◆ INFORMATION SUPPLIED:
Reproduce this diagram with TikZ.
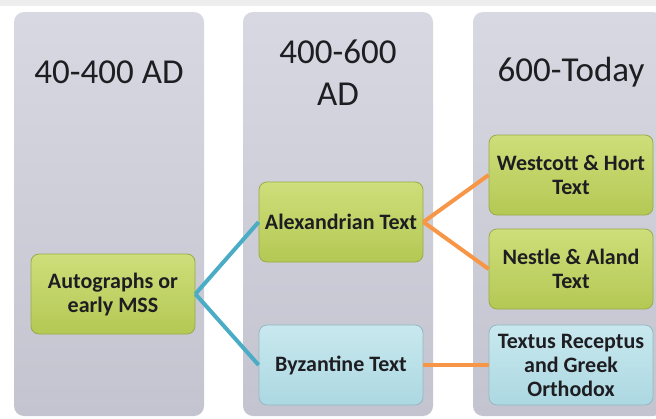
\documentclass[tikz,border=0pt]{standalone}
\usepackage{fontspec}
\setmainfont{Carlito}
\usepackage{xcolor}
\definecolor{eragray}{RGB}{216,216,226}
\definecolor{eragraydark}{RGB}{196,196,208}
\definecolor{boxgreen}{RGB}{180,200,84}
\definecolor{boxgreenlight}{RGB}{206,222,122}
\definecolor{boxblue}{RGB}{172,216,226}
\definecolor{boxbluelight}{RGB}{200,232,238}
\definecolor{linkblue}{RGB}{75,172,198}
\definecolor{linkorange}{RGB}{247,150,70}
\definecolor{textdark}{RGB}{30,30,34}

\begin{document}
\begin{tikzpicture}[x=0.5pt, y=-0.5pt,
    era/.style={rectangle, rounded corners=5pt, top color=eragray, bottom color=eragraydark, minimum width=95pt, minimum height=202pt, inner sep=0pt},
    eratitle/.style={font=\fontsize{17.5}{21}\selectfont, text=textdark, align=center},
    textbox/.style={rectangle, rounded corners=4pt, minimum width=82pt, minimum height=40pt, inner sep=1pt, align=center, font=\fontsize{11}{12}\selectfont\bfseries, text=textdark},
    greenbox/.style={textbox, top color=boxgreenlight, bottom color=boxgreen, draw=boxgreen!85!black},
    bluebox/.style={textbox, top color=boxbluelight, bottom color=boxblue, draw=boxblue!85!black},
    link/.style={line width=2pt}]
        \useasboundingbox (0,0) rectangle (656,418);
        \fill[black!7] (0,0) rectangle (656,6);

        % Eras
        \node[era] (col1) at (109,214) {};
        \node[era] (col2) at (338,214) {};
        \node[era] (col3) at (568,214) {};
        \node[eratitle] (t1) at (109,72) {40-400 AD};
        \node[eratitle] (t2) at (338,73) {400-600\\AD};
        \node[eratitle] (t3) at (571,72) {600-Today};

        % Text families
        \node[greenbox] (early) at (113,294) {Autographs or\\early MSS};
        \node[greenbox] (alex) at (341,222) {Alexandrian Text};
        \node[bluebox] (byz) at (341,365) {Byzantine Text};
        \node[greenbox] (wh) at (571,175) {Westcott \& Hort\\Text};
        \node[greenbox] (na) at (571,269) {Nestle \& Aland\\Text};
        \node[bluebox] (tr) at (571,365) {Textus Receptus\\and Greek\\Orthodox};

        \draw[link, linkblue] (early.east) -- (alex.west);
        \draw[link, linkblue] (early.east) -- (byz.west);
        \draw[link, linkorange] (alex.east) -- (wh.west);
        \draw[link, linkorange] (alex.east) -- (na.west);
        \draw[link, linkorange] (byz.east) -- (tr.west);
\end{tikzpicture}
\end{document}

◆ OBJECTIVE: Exactly as written, return every line of the listing, but not the pictures.

◆ COMPLETED TASK:
Reproduce this diagram with TikZ.
\documentclass[tikz,border=0pt]{standalone}
\usepackage{fontspec}
\setmainfont{Carlito}
\usepackage{xcolor}
\definecolor{eragray}{RGB}{216,216,226}
\definecolor{eragraydark}{RGB}{196,196,208}
\definecolor{boxgreen}{RGB}{180,200,84}
\definecolor{boxgreenlight}{RGB}{206,222,122}
\definecolor{boxblue}{RGB}{172,216,226}
\definecolor{boxbluelight}{RGB}{200,232,238}
\definecolor{linkblue}{RGB}{75,172,198}
\definecolor{linkorange}{RGB}{247,150,70}
\definecolor{textdark}{RGB}{30,30,34}

\begin{document}
\begin{tikzpicture}[x=0.5pt, y=-0.5pt,
    era/.style={rectangle, rounded corners=5pt, top color=eragray, bottom color=eragraydark, minimum width=95pt, minimum height=202pt, inner sep=0pt},
    eratitle/.style={font=\fontsize{17.5}{21}\selectfont, text=textdark, align=center},
    textbox/.style={rectangle, rounded corners=4pt, minimum width=82pt, minimum height=40pt, inner sep=1pt, align=center, font=\fontsize{11}{12}\selectfont\bfseries, text=textdark},
    greenbox/.style={textbox, top color=boxgreenlight, bottom color=boxgreen, draw=boxgreen!85!black},
    bluebox/.style={textbox, top color=boxbluelight, bottom color=boxblue, draw=boxblue!85!black},
    link/.style={line width=2pt}]
        \useasboundingbox (0,0) rectangle (656,418);
        \fill[black!7] (0,0) rectangle (656,6);

        % Eras
        \node[era] (col1) at (109,214) {};
        \node[era] (col2) at (338,214) {};
        \node[era] (col3) at (568,214) {};
        \node[eratitle] (t1) at (109,72) {40-400 AD};
        \node[eratitle] (t2) at (338,73) {400-600\\AD};
        \node[eratitle] (t3) at (571,72) {600-Today};

        % Text families
        \node[greenbox] (early) at (113,294) {Autographs or\\early MSS};
        \node[greenbox] (alex) at (341,222) {Alexandrian Text};
        \node[bluebox] (byz) at (341,365) {Byzantine Text};
        \node[greenbox] (wh) at (571,175) {Westcott \& Hort\\Text};
        \node[greenbox] (na) at (571,269) {Nestle \& Aland\\Text};
        \node[bluebox] (tr) at (571,365) {Textus Receptus\\and Greek\\Orthodox};

        \draw[link, linkblue] (early.east) -- (alex.west);
        \draw[link, linkblue] (early.east) -- (byz.west);
        \draw[link, linkorange] (alex.east) -- (wh.west);
        \draw[link, linkorange] (alex.east) -- (na.west);
        \draw[link, linkorange] (byz.east) -- (tr.west);
\end{tikzpicture}
\end{document}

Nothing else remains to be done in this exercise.